Given problem.
Quote every line of the data below as it stands, omitting pictures.

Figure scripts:
########
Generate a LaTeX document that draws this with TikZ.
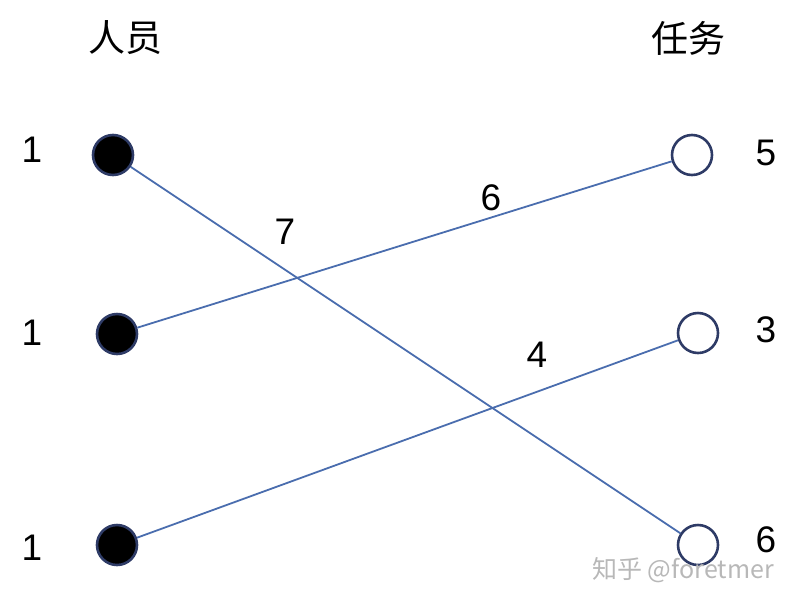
\documentclass[tikz,border=0pt]{standalone}
\usepackage{fontspec}
\setmainfont{Liberation Sans}
\newfontfamily\cjk{Noto Sans CJK SC}
\definecolor{ringblue}{HTML}{2E3B66}
\definecolor{lineblue}{HTML}{4A6DAE}
\begin{document}
\begin{tikzpicture}[
        x=1pt, y=-1pt,
        person/.style={draw=ringblue, circle, line width=2.6pt, minimum size=40pt, inner sep=0pt, fill=black},
        task/.style={draw=ringblue, circle, line width=2.6pt, minimum size=40pt, inner sep=0pt, fill=white},
        num/.style={font=\fontsize{37}{37}\selectfont, inner sep=1pt},
        head/.style={font=\cjk\fontsize{37}{37}\selectfont},
        match/.style={draw=lineblue, line width=1.8pt},
    ]
    \useasboundingbox (0,0) rectangle (802,600);
    \node[head](phead) at (125,38){人员};
    \node[head](thead) at (688,38){任务};
    \node[person](p1) at (113,155){};
    \node[person](p2) at (117,334){};
    \node[person](p3) at (117,545){};
    \node[task](t1) at (692,155){};
    \node[task](t2) at (698,333){};
    \node[task](t3) at (698,545){};
    \node[num](c1) at (32,150){1};
    \node[num](c2) at (32,333){1};
    \node[num](c3) at (32,548){1};
    \node[num](d1) at (766,153){5};
    \node[num](d2) at (766,330){3};
    \node[num](d3) at (766,540){6};
    \draw[match] (p1) -- (t3);
    \draw[match] (p2) -- (t1);
    \draw[match] (p3) -- (t2);
    \node[num](w1) at (285,232){7};
    \node[num](w2) at (491,198){6};
    \node[num](w3) at (537,355){4};
    \node[text=black!28, inner sep=0pt, font=\cjk\fontsize{25}{25}\selectfont](mark) at (683,570){知乎 @foretmer};
\end{tikzpicture}
\end{document}
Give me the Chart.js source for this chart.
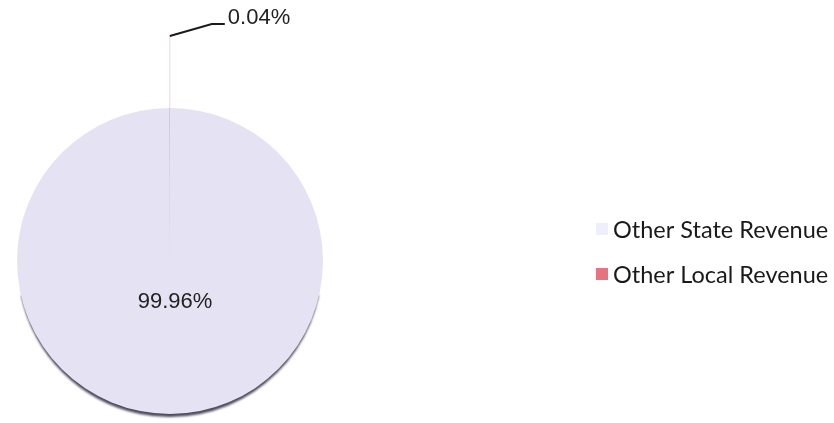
########
Answer for the task.
Generate a LaTeX document that draws this with TikZ.
\documentclass[tikz,border=0pt]{standalone}
\usepackage{fontspec}
\setmainfont{Liberation Sans}
\newfontfamily\cjk{Noto Sans CJK SC}
\definecolor{ringblue}{HTML}{2E3B66}
\definecolor{lineblue}{HTML}{4A6DAE}
\begin{document}
\begin{tikzpicture}[
        x=1pt, y=-1pt,
        person/.style={draw=ringblue, circle, line width=2.6pt, minimum size=40pt, inner sep=0pt, fill=black},
        task/.style={draw=ringblue, circle, line width=2.6pt, minimum size=40pt, inner sep=0pt, fill=white},
        num/.style={font=\fontsize{37}{37}\selectfont, inner sep=1pt},
        head/.style={font=\cjk\fontsize{37}{37}\selectfont},
        match/.style={draw=lineblue, line width=1.8pt},
    ]
    \useasboundingbox (0,0) rectangle (802,600);
    \node[head](phead) at (125,38){人员};
    \node[head](thead) at (688,38){任务};
    \node[person](p1) at (113,155){};
    \node[person](p2) at (117,334){};
    \node[person](p3) at (117,545){};
    \node[task](t1) at (692,155){};
    \node[task](t2) at (698,333){};
    \node[task](t3) at (698,545){};
    \node[num](c1) at (32,150){1};
    \node[num](c2) at (32,333){1};
    \node[num](c3) at (32,548){1};
    \node[num](d1) at (766,153){5};
    \node[num](d2) at (766,330){3};
    \node[num](d3) at (766,540){6};
    \draw[match] (p1) -- (t3);
    \draw[match] (p2) -- (t1);
    \draw[match] (p3) -- (t2);
    \node[num](w1) at (285,232){7};
    \node[num](w2) at (491,198){6};
    \node[num](w3) at (537,355){4};
    \node[text=black!28, inner sep=0pt, font=\cjk\fontsize{25}{25}\selectfont](mark) at (683,570){知乎 @foretmer};
\end{tikzpicture}
\end{document}
Give me the Chart.js source for this chart.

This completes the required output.